Graham County in the southwest corner of the state, for example, had a 13.4 percent jobless rate in August, the highest in North Carolina, according to the latest figures from the state Department of Commerce.

Amid the fall foliage of the Blue Ridge Mountains, faded signs mark empty storefronts.

"Those empty storefronts you see, it's kind of like strip malls you see all over. You can't make it," said Gail Wiggins, a Robbinsville native who runs Full Bloom Florist in town.

Wiggins fears her hometown is dying. This year, Stanly Furniture, which once employed nearly 500 people in Robbinsville, shut down and locked up. Many local residents now have to leave the county for a paycheck.

"We need help. We need money coming in. We need people making money so they can buy," she said.

To supplement her own income, her flower shop doubles as the state license plate office in Graham County.

"It's a great business strategy," said Tammy Crisp, who works at the shop.

Crisp said she wants leaders in Raleigh who take an interest in the well-being of western North Carolina.

"I mean western North Carolina past Asheville," she said.

Raleigh is more than 300 miles from Graham County, and local residents say it feels like the state's power structure has just let them fall away.
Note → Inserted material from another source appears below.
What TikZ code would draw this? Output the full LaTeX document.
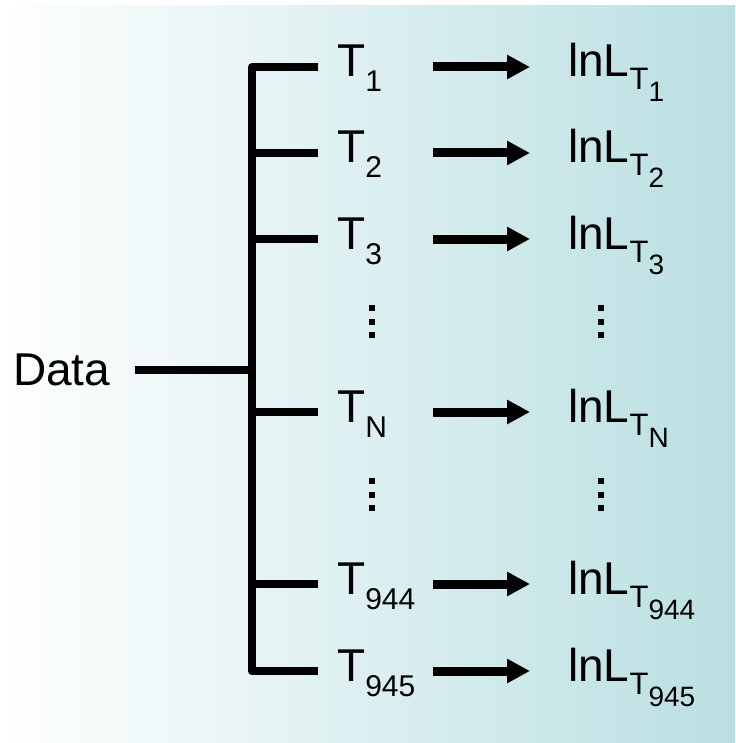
\documentclass[tikz,border=0pt]{standalone}
\usepackage{fontspec}
\setmainfont{Liberation Sans}
\usetikzlibrary{arrows.meta}
\definecolor{bgteal}{RGB}{186,223,226}
\newcommand{\bigfs}{\fontsize{46}{50}\selectfont}
\newcommand{\subT}[1]{\raisebox{-15pt}{\fontsize{30}{32}\selectfont #1}}
\newcommand{\lnLsub}[1]{lnL\raisebox{-13pt}{\fontsize{31}{32}\selectfont T\raisebox{-12pt}{\fontsize{28}{30}\selectfont #1}}}
\begin{document}
\begin{tikzpicture}[x=1pt,y=-1pt,
  lbl/.style={anchor=base west, inner sep=0pt, font=\bigfs},
  wire/.style={line width=8pt, line cap=butt},
  arr/.style={line width=9pt, -{Triangle[length=23pt,width=23pt]}},
  dot/.style={fill=black}]
\useasboundingbox (0,0) rectangle (735,743);
\fill[left color=white, right color=bgteal] (0,6) rectangle (735,743);

% data
\node[lbl] (data) at (13,385) {Data};
\coordinate (ds) at (135,370);
\coordinate (dj) at (252,370);
\draw[wire] (ds) -- (dj);

% rows
\foreach \k/\y/\s in {1/67/1, 2/153/2, 3/239/3, N/412/N, 944/584/944, 945/671/945}{
  \coordinate (b\k) at (252,\y);
  \coordinate (e\k) at (318,\y);
  \coordinate (a\k) at (433,\y);
  \coordinate (z\k) at (530,\y);
  \node[lbl] (t\k) at (337,\y+10) {T\subT{\s}};
  \node[lbl] (l\k) at (568,\y+10) {\lnLsub{\s}};
  \draw[arr] (a\k) -- (z\k);
}

% bracket
\draw[wire, line join=round] (e1) -- (b1) -- (b945) -- (e945);
\foreach \k in {2,3,N,944}{
  \draw[wire] (b\k) -- (e\k);
}

% dots
\foreach \cx in {372,601}{
  \foreach \cy in {308,322,335,481,495,508}{
    \fill[dot] (\cx-3,\cy-3) rectangle (\cx+3,\cy+3);
  }
}
\end{tikzpicture}
\end{document}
"I feel like they've let us down – the mountain area. I feel like they've let us down bad," Wiggins said.

Dwight "Yosemite" Lovin, a mechanic in town, said he would like to see something fire up the area economy but noted that North Carolina mountain communities have lagged behind the rest of the state for decades.

"We've always been poor here, and it don't really affect us," Lovin said. "We was poor before the economy got bad. We can't really tell it much when the economy does go bad."

His biggest gripe with state government is that he feels schools aren't getting the support they need.

"(They're) cutting the salaries and doing away with some of the workers in the schools, money for textbooks and stuff like that," he said.

At Lynn's Place, the place in Robbinsville where nearly everybody heads for lunch, co-owner Billy Brown said that, while he's concerned about the local economy in the short term, he feels Robbinsville is turning a new leaf.

"I see this town is going to be a tourist town before it's over with," Brown said. "But, you know, they're going to have to invest money. We don't have alcohol here."